I drive a C300, wife has a 6-speed Cayenne, so the Jetta is obviously not going to win by comparison, but even adjusting for that, it was bad.


----------



## roark (Feb 24, 2011)

bvibert said:


> I have been wondering how much they've cheapened the feel of the car with the recent reduction of the price. I guess I'm not too surprised by your assessment c-10. Out of curiosity, what is it that you normally drive?


VWs were the most common car in Argentina, particularly the 'GOL' (a ridiculously stripped down golf, I guess?... seriously - the rear seat belts were fixed - not retractable, no trim in the trunk, etc.)


----------



## severine (Feb 24, 2011)

I had a 1997 Cabrio that I believe was made in Mexico. Great car. Only got rid of it because we couldn't fit a carseat in it. They're not all lemons.


----------



## deadheadskier (Feb 24, 2011)

I had an 88 VW Fox in college.  Believe it was made in Mexico.  Biggest piece of crap I've ever driven with the 04 Subaru Legacy Wagon coming in a close second.


----------



## darent (Feb 24, 2011)

deadheadskier said:


> I had an 88 VW Fox in college.  Believe it was made in Mexico.  Biggest piece of crap I've ever driven with the 04 Subaru Legacy Wagon coming in a close second.



I have to agree with the 04 subie. I own a 2000 outback and was looking to upgrade and test drove a 04 outback with 32000 miles. first they wanted way to much for it and the rest of the car just felt cheapened, It had horrendous wind & road noise, jerky brakes that mushed out and couldn't track a straight line to save its life. my 2000 only has 60000 so I decide to keep it, it is a lot quieter, and subies are not known to be quiet cars, heated seats and mirrors and the rest of the winter package,also a manuel tranny. that 04 was clean on the dealer carfax, but it didn't ride like it.


----------



## dmc (Feb 24, 2011)

I get Jettas for rental cars from time to time..   They are low end..

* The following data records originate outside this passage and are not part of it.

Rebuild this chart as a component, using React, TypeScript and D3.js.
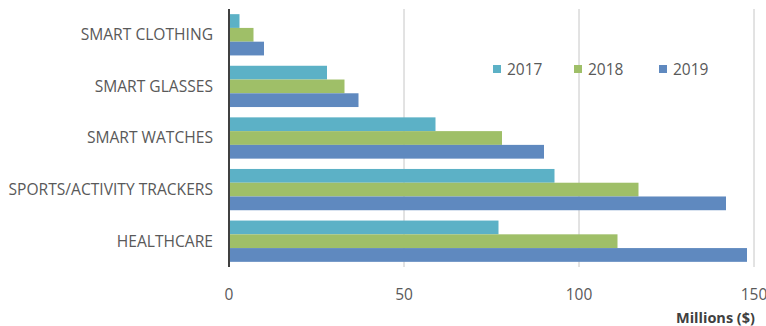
import React from "react";
import * as d3 from "d3";

const categories = ["SMART CLOTHING", "SMART GLASSES", "SMART WATCHES", "SPORTS/ACTIVITY TRACKERS", "HEALTHCARE"];
const seriesNames = ["2017", "2018", "2019"];
const values2017 = [3, 28, 59, 93, 77];
const values2018 = [7, 33, 78, 117, 111];
const values2019 = [10, 37, 90, 142, 148];
const xTicks = [0, 50, 100, 150];
const colors = ["#5cb1c6", "#9fbf68", "#5f89bf"];

const W = 766, H = 326;
const left = 229, right = 754, top = 9, bottom = 267;

export default function App() {
  const series = [values2017, values2018, values2019];
  const x = d3.scaleLinear().domain([0, 150]).range([left, right]);
  const y = d3.scaleBand().domain(categories).range([top, bottom]).paddingInner(0.2).paddingOuter(0.1);
  const inner = d3.scaleBand().domain(seriesNames).range([0, y.bandwidth()]);
  const font = "'Open Sans', sans-serif";
  const legendX = [493, 574, 659];
  return (
    <svg width={W} height={H} style={{ position: "absolute", left: 0, top: 0, background: "#fff" }}>
      {xTicks.slice(1).map((t) => (
        <line key={t} x1={x(t)} x2={x(t)} y1={top} y2={bottom} stroke="#c6c6c6" strokeWidth={1} />
      ))}
      {categories.map((c, i) =>
        series.map((s, j) => (
          <rect key={c + j} x={x(0)} y={(y(c) as number) + (inner(seriesNames[j]) as number)}
            width={x(s[i]) - x(0)} height={inner.bandwidth()} fill={colors[j]} />
        ))
      )}
      <line x1={x(0)} x2={x(0)} y1={top} y2={bottom} stroke="#404040" strokeWidth={2} />
      {categories.map((c) => (
        <text key={c} x={213} y={(y(c) as number) + y.bandwidth() / 2} dy="0.35em" textAnchor="end"
          fontFamily={font} fontSize={15.6} fill="#595959">{c}</text>
      ))}
      {xTicks.map((t) => (
        <text key={t} x={x(t)} y={300} textAnchor="middle" fontFamily={font} fontSize={15.5} fill="#595959">{t}</text>
      ))}
      <text x={755} y={323} textAnchor="end" fontFamily={font} fontSize={14.5} fontWeight="bold" fill="#404040">Millions ($)</text>
      {seriesNames.map((n, j) => (
        <g key={n}>
          <rect x={legendX[j]} y={65} width={8} height={8} fill={colors[j]} />
          <text x={legendX[j] + 14} y={75} fontFamily={font} fontSize={15.5} fill="#595959">{n}</text>
        </g>
      ))}
    </svg>
  );
}
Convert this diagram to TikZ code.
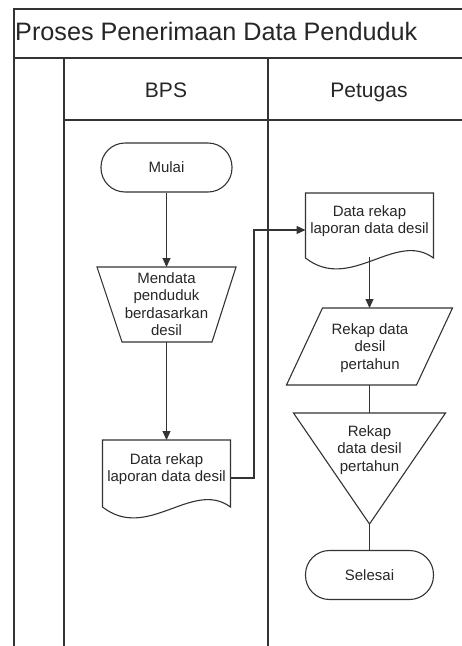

And in no way resemble the drive or feel of my Tiguan.  

I love my Tiguan way more then my Foresters..    There... i said it...


----------



## bvibert (Feb 24, 2011)

deadheadskier said:


> I had an 88 VW Fox in college.  Believe it was made in Mexico.  Biggest piece of crap I've ever driven with the 04 Subaru Legacy Wagon coming in a close second.



You won't find too many people that think the Fox was a good car.  We've had a few Golfs and Jettas from that vintage that were good to us though.  I have many fond memories of my 87 GTI...


----------



## campgottagopee (Feb 24, 2011)

When I lived in VT one of my housemates owned a second generation Scirocco---way cool car!!! Whenever we could get it to start we drove that thing all over the place.


----------



## dmc (Feb 24, 2011)

campgottagopee said:


> When I lived in VT one of my housemates owned a second generation Scirocco---way cool car!!! Whenever we could get it to start we drove that thing all over the place.



I had one of those... Sweet ride... Fast as shti.. Put ski racks on the hatch - became the car of choice for ski trips..


----------



## mlctvt (Feb 24, 2011)

bvibert said:


> I have many fond memories of my 87 GTI...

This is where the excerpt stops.